## Data shown
>> START
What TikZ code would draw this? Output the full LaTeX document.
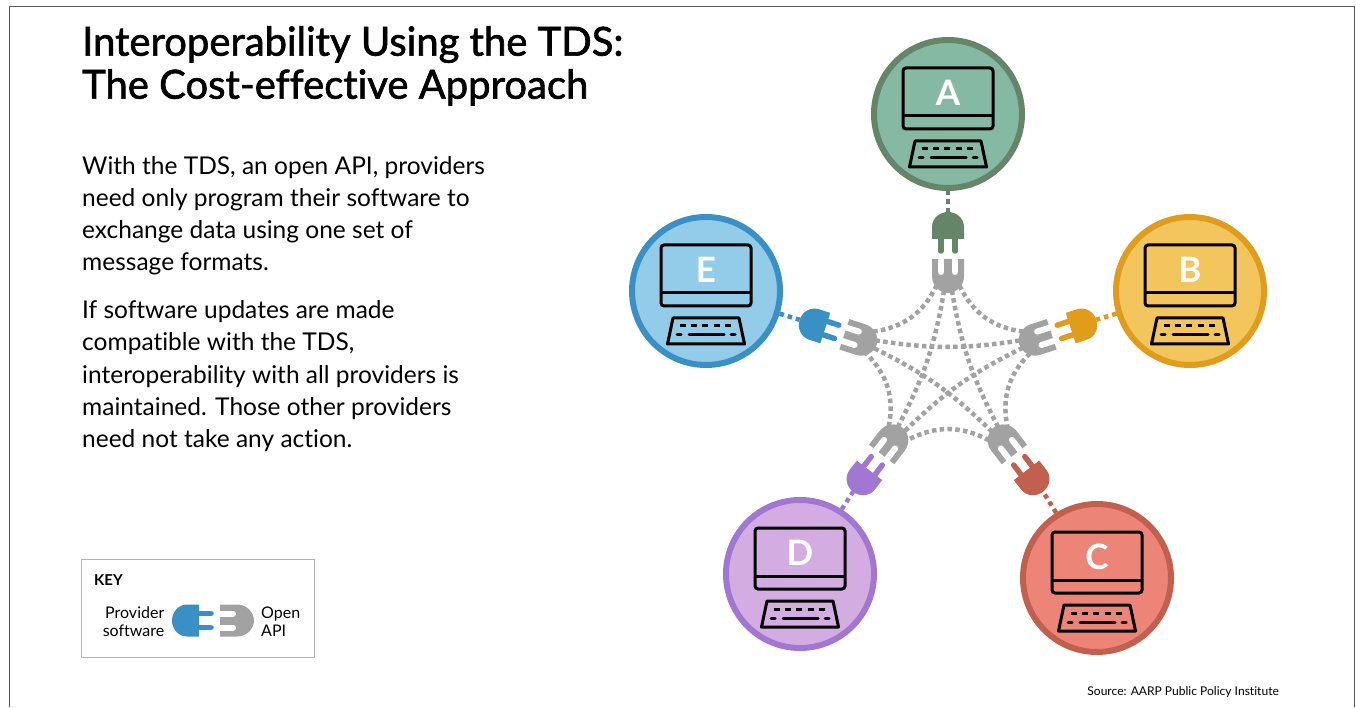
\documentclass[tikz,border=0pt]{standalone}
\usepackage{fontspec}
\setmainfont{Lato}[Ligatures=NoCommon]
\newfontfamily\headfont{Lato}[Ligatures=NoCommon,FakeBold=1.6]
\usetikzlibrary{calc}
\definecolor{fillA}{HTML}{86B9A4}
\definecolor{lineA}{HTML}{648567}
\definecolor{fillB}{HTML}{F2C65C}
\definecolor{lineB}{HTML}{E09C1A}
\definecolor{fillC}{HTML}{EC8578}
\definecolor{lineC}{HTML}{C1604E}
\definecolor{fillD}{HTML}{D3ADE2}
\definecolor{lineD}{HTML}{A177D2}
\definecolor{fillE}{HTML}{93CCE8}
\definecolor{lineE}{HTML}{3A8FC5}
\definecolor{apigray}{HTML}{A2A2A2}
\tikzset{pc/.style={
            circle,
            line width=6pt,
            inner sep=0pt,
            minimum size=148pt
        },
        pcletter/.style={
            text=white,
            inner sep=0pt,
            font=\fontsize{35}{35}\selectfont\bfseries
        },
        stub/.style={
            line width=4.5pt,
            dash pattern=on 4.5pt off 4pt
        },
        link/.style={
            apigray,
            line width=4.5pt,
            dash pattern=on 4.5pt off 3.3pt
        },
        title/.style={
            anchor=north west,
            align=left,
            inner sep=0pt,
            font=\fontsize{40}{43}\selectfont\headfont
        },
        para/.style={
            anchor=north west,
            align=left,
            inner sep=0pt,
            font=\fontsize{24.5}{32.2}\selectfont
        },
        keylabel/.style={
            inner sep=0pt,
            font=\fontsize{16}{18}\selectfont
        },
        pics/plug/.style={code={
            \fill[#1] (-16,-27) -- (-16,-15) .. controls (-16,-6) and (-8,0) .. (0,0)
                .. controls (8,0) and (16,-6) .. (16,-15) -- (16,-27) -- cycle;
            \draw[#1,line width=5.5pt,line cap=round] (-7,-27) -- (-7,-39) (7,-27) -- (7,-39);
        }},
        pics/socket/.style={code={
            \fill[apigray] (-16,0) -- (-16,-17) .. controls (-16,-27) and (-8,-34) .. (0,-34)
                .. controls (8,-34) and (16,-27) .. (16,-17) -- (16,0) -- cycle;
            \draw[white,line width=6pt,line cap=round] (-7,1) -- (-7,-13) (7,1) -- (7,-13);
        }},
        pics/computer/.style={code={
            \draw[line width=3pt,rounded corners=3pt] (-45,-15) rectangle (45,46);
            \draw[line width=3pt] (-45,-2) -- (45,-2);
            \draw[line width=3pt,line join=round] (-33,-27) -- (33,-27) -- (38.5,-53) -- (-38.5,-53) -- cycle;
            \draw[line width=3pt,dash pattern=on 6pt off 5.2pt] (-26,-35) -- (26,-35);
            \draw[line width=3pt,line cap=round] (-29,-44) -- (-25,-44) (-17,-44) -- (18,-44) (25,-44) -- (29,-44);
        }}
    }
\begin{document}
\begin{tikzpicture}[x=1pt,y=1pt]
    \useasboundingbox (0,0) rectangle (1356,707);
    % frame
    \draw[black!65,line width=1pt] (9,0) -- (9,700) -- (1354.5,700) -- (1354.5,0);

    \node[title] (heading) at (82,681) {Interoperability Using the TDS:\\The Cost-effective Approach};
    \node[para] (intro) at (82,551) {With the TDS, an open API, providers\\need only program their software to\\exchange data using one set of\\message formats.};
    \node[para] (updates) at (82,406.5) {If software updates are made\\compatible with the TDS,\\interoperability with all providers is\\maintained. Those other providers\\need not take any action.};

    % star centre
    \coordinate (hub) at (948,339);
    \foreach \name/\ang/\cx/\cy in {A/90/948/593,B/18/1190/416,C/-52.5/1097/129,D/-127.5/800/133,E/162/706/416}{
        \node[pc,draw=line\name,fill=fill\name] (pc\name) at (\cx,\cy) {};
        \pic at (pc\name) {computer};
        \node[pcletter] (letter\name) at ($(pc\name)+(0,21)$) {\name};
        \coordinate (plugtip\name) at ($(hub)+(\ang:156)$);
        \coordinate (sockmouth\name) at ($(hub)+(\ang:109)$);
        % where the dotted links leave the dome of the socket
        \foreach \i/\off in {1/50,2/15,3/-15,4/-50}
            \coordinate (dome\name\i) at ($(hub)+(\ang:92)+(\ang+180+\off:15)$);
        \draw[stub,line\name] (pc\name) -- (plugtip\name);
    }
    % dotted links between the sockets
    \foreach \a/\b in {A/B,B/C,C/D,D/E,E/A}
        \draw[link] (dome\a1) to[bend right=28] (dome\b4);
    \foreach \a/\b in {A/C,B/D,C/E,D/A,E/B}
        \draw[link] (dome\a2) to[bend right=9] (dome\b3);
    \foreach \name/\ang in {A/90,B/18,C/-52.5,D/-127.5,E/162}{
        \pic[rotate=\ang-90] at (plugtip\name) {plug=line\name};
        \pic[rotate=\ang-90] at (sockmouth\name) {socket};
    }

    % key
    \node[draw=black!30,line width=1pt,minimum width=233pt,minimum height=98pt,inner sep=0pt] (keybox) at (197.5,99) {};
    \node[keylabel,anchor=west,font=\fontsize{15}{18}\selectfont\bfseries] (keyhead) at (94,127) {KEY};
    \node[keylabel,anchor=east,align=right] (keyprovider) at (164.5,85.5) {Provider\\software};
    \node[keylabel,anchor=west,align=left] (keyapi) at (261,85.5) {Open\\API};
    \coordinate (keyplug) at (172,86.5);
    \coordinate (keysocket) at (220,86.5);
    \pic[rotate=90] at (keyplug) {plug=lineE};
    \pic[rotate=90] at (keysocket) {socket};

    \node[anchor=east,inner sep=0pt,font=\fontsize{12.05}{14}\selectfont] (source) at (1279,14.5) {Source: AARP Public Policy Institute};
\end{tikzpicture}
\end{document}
>> END
## Task goal
Report only the count of lines that include the string "code".

## Task response
4